The Embrace. Engraving. 15,5 x 10,3 cm. 1503. Bartsch VI, 378, 15, Lehrs VIII, 365, 16. Watermark: Nuremberg coat of arms (Briquet 916 ff., after 1544).

The master MZ, alias Matthäus Zasinger, is an artistic figure whose life and work were long shrouded in mystery. Active in southern Germany, in all probability in Munich, he produced a printed oeuvre encompassing twenty-two engravings, six of which date to between 1500 and 1503. As an artist Zasinger straddles two worlds. His works reveal similarities with outstanding 15th century predecessors, such as Israhel van Meckenem, as well as stylistic and iconographical borrowings from Albrecht Dürer, the great artist and luminary from Nuremberg at the onset of the 16th century. To quote Max Lehrs, the Embrace is “unquestionably the finest and most mature” of Zasinger’s prints. He adds: “No other work matches it for loving execution, depth of feeling and atmospheric content”. In its intimacy and meticulous depiction of domestic details the composition is very much in the late Gothic tradition and recalls compositions by Israhel van Meckenem. A young, expensively dressed couple are wrapped in a tender embrace in a small panelled room, the details of which are rendered with loving precision. In front of the window, which affords a view of a landscape with a castle and a tall tree, stands an ornate Gothic table with a solitary glass. Other items of late Gothic interior furnishings include the open wall cupboard next to the window, the round mirror, the towel roll and the female chandelier hanging from the ceiling. The artist has discreetly inserted his monogram on a little panel in the bottom right foreground. The door through which the elegant young man with his splendid feather cap has just entered stands slightly ajar, thus injecting an additional element of tension into the composition. Everything radiates an affectionate intimacy and pleasant harmony; it is as if are looking through a mirror at the everyday world of around 1500.

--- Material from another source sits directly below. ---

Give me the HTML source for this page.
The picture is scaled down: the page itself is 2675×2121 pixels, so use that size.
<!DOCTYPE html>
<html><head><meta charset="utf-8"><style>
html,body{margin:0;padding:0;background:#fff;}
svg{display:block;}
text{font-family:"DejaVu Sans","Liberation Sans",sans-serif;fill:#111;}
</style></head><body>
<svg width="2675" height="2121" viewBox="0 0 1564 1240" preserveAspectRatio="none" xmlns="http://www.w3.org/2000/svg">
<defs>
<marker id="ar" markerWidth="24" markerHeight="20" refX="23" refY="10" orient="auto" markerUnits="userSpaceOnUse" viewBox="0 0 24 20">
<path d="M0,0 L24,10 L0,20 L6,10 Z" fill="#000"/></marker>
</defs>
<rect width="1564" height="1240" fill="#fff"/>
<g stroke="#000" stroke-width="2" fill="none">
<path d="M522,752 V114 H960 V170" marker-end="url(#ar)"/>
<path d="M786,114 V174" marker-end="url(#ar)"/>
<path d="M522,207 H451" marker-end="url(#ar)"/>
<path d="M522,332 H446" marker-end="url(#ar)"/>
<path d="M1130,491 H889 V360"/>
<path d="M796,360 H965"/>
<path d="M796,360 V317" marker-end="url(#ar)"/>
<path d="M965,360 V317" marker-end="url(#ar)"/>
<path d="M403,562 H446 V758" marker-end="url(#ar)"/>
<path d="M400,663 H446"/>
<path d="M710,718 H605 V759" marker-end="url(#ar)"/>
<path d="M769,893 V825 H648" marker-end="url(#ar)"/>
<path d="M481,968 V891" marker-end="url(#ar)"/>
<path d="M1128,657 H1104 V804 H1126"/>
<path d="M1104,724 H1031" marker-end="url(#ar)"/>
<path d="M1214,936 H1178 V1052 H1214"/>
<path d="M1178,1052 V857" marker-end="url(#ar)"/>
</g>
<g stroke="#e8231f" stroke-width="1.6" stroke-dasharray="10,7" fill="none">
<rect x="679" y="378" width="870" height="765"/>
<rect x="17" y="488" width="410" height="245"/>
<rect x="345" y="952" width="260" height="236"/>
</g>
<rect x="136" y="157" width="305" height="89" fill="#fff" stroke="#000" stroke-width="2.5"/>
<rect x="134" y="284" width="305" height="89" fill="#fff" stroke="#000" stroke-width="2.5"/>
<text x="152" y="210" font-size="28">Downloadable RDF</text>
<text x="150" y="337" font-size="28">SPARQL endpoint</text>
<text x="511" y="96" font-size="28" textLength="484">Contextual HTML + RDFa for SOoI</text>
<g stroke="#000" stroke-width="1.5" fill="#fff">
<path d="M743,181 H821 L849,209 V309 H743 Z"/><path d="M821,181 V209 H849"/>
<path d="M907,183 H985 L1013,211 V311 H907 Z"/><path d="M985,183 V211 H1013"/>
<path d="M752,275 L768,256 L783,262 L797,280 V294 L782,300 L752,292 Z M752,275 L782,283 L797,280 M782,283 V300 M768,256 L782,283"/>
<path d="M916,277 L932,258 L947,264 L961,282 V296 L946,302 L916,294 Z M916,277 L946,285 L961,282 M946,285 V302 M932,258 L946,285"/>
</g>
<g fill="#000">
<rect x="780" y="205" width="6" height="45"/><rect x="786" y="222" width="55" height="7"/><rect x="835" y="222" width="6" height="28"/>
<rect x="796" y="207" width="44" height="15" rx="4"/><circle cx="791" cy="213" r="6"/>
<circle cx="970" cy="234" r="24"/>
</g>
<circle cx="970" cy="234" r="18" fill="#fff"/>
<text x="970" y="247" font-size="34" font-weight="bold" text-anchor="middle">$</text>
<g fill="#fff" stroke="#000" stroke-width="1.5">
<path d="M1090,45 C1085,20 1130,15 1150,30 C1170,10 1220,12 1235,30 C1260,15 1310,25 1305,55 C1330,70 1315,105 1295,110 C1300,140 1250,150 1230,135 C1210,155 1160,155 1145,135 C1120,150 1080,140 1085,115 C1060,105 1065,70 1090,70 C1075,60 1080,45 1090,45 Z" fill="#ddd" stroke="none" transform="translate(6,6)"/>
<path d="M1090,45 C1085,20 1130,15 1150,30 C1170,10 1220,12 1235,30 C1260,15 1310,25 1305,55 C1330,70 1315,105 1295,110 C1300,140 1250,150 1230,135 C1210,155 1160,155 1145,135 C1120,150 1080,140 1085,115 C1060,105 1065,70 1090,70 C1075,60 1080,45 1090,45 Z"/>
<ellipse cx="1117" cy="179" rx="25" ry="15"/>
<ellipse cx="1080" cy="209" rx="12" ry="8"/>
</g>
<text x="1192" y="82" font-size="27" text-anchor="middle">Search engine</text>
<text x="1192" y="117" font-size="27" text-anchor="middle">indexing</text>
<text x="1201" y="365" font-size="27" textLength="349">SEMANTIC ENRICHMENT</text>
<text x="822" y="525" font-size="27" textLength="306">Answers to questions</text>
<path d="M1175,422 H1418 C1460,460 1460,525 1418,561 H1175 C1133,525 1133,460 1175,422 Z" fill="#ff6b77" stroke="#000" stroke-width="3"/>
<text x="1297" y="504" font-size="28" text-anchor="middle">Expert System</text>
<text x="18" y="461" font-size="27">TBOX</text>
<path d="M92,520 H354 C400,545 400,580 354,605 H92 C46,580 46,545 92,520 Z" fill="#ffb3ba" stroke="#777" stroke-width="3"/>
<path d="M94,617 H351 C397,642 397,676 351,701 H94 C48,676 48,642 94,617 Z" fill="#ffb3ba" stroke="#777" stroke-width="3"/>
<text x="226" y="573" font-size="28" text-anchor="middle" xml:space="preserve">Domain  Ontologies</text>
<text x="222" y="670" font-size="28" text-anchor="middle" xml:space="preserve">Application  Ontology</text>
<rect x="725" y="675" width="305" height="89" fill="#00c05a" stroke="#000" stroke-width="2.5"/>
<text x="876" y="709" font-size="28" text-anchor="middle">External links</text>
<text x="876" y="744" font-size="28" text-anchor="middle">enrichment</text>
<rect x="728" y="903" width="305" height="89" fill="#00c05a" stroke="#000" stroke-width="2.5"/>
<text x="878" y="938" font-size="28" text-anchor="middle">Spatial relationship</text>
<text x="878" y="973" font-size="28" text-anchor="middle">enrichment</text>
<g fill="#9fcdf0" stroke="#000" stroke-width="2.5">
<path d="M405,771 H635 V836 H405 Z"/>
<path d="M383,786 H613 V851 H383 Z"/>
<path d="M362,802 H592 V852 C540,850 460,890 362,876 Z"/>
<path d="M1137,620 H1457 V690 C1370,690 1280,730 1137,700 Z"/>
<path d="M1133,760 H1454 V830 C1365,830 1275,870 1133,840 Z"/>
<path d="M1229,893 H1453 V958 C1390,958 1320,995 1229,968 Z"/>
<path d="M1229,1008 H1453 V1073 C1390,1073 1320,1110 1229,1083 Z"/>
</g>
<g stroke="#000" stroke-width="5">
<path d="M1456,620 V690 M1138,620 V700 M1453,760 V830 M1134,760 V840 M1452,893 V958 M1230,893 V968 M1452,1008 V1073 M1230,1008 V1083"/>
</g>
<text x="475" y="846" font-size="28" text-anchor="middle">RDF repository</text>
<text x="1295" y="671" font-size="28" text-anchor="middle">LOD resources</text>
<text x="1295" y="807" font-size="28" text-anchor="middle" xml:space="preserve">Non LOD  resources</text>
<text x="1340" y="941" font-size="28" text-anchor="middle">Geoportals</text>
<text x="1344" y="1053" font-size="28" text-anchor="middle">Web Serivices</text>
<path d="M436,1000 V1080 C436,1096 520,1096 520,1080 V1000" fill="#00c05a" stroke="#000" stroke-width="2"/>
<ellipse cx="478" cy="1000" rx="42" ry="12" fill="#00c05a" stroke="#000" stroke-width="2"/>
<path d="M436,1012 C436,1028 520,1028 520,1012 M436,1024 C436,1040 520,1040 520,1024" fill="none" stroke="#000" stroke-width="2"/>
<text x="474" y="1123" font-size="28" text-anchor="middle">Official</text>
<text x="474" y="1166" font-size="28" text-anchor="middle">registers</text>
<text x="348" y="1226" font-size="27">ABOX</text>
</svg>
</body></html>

A very fine, harmonious, but slightly later impression, trimmed to the platemark. Lehrs points to the great popularity of the engraving: “... the plate continued to supply very beautiful impressions quite some while after its completion. In fact, many of the later proofs convey the impression of being old ones and can only be distinguished by the watermark” (Lehrs VIII, p. 367). Minor ageing, otherwise in impeccable, pristine condition.